Stated goal: Repeat the listing that follows, character for character, minus the pictures.

━━━━━ Supplied information ━━━━━

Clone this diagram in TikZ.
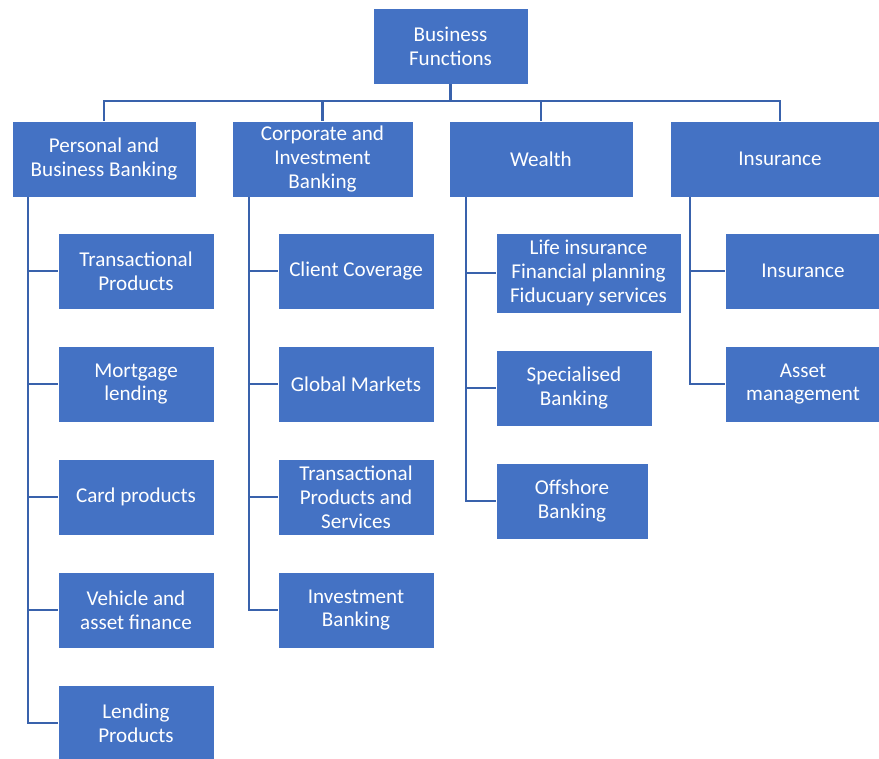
\documentclass[tikz,border=0pt]{standalone}
\usepackage{fontspec}
\setmainfont{Carlito}
\usepackage{tikz}
\definecolor{boxblue}{RGB}{68,114,196}
\definecolor{linkblue}{RGB}{57,98,172}
\tikzset{
	fnbox/.style = {rectangle, align=center, inner sep=2pt, fill=boxblue,
		draw=white, line width=0.4pt, text=white,
		font=\fontsize{15}{16.9}\selectfont, minimum height=1.9cm},% box of the chart
	link/.style = {draw=linkblue, line width=1.8pt}% elbow connector
}
\begin{document}
\begin{tikzpicture}[x=0.025cm, y=-0.025cm]
	\useasboundingbox (0,0) rectangle (879,758);
	\clip (0,0) rectangle (879,758);
	% top
	\node [fnbox, minimum width=3.875cm] (bf) at (450.5,46) {Business\\Functions};
	% first level
	\node [fnbox, minimum width=4.6cm] (pbb) at (104,159) {Personal and\\Business Banking};
	\node [fnbox, minimum width=4.525cm] (cib) at (322.5,159) {Corporate and\\Investment\\Banking};
	\node [fnbox, minimum width=4.6cm] (wlt) at (541,159) {Wealth};
	\node [fnbox, minimum width=5.5cm] (ins) at (780,159) {Insurance};
	% personal and business banking
	\node [fnbox, minimum width=3.9cm] (tp) at (136,271) {Transactional\\Products};
	\node [fnbox, minimum width=3.9cm] (ml) at (136,384) {Mortgage\\lending};
	\node [fnbox, minimum width=3.9cm] (cp) at (136,497) {Card products};
	\node [fnbox, minimum width=3.9cm] (vaf) at (136,610) {Vehicle and\\asset finance};
	\node [fnbox, minimum width=3.9cm] (lp) at (136,723) {Lending\\Products};
	% corporate and investment banking
	\node [fnbox, minimum width=3.9cm] (cc) at (356,271) {Client Coverage};
	\node [fnbox, minimum width=3.9cm] (gm) at (356,384) {Global Markets};
	\node [fnbox, minimum width=3.9cm] (tps) at (356,497) {Transactional\\Products and\\Services};
	\node [fnbox, minimum width=3.9cm] (ib) at (356,610) {Investment\\Banking};
	% wealth
	\node [fnbox, minimum width=4.625cm, minimum height=2cm] (lif) at (588.5,273) {Life insurance\\Financial planning\\Fiducuary services};
	\node [fnbox, minimum width=3.9cm] (sb) at (574,388) {Specialised\\Banking};
	\node [fnbox, minimum width=3.8cm] (ob) at (572,501) {Offshore\\Banking};
	% insurance
	\node [fnbox, minimum width=3.9cm] (insc) at (803,271) {Insurance};
	\node [fnbox, minimum width=3.9cm] (am) at (803,384) {Asset\\management};

	% connectors
	\coordinate (bar) at (450,101);
	\foreach \n in {pbb,cib,wlt,ins}
		\draw [link] (bf.south) -- (bf.south |- bar) -| (\n.north);
	\coordinate (s1) at (28,197);
	\coordinate (s2) at (249,197);
	\coordinate (s3) at (466,197);
	\coordinate (s4) at (690,197);
	\foreach \n in {tp,ml,cp,vaf,lp}
		\draw [link] (s1) |- (\n.west);
	\foreach \n in {cc,gm,tps,ib}
		\draw [link] (s2) |- (\n.west);
	\foreach \n in {lif,sb,ob}
		\draw [link] (s3) |- (\n.west);
	\foreach \n in {insc,am}
		\draw [link] (s4) |- (\n.west);
\end{tikzpicture}
\end{document}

━━━━━

The solution:
Clone this diagram in TikZ.
\documentclass[tikz,border=0pt]{standalone}
\usepackage{fontspec}
\setmainfont{Carlito}
\usepackage{tikz}
\definecolor{boxblue}{RGB}{68,114,196}
\definecolor{linkblue}{RGB}{57,98,172}
\tikzset{
	fnbox/.style = {rectangle, align=center, inner sep=2pt, fill=boxblue,
		draw=white, line width=0.4pt, text=white,
		font=\fontsize{15}{16.9}\selectfont, minimum height=1.9cm},% box of the chart
	link/.style = {draw=linkblue, line width=1.8pt}% elbow connector
}
\begin{document}
\begin{tikzpicture}[x=0.025cm, y=-0.025cm]
	\useasboundingbox (0,0) rectangle (879,758);
	\clip (0,0) rectangle (879,758);
	% top
	\node [fnbox, minimum width=3.875cm] (bf) at (450.5,46) {Business\\Functions};
	% first level
	\node [fnbox, minimum width=4.6cm] (pbb) at (104,159) {Personal and\\Business Banking};
	\node [fnbox, minimum width=4.525cm] (cib) at (322.5,159) {Corporate and\\Investment\\Banking};
	\node [fnbox, minimum width=4.6cm] (wlt) at (541,159) {Wealth};
	\node [fnbox, minimum width=5.5cm] (ins) at (780,159) {Insurance};
	% personal and business banking
	\node [fnbox, minimum width=3.9cm] (tp) at (136,271) {Transactional\\Products};
	\node [fnbox, minimum width=3.9cm] (ml) at (136,384) {Mortgage\\lending};
	\node [fnbox, minimum width=3.9cm] (cp) at (136,497) {Card products};
	\node [fnbox, minimum width=3.9cm] (vaf) at (136,610) {Vehicle and\\asset finance};
	\node [fnbox, minimum width=3.9cm] (lp) at (136,723) {Lending\\Products};
	% corporate and investment banking
	\node [fnbox, minimum width=3.9cm] (cc) at (356,271) {Client Coverage};
	\node [fnbox, minimum width=3.9cm] (gm) at (356,384) {Global Markets};
	\node [fnbox, minimum width=3.9cm] (tps) at (356,497) {Transactional\\Products and\\Services};
	\node [fnbox, minimum width=3.9cm] (ib) at (356,610) {Investment\\Banking};
	% wealth
	\node [fnbox, minimum width=4.625cm, minimum height=2cm] (lif) at (588.5,273) {Life insurance\\Financial planning\\Fiducuary services};
	\node [fnbox, minimum width=3.9cm] (sb) at (574,388) {Specialised\\Banking};
	\node [fnbox, minimum width=3.8cm] (ob) at (572,501) {Offshore\\Banking};
	% insurance
	\node [fnbox, minimum width=3.9cm] (insc) at (803,271) {Insurance};
	\node [fnbox, minimum width=3.9cm] (am) at (803,384) {Asset\\management};

	% connectors
	\coordinate (bar) at (450,101);
	\foreach \n in {pbb,cib,wlt,ins}
		\draw [link] (bf.south) -- (bf.south |- bar) -| (\n.north);
	\coordinate (s1) at (28,197);
	\coordinate (s2) at (249,197);
	\coordinate (s3) at (466,197);
	\coordinate (s4) at (690,197);
	\foreach \n in {tp,ml,cp,vaf,lp}
		\draw [link] (s1) |- (\n.west);
	\foreach \n in {cc,gm,tps,ib}
		\draw [link] (s2) |- (\n.west);
	\foreach \n in {lif,sb,ob}
		\draw [link] (s3) |- (\n.west);
	\foreach \n in {insc,am}
		\draw [link] (s4) |- (\n.west);
\end{tikzpicture}
\end{document}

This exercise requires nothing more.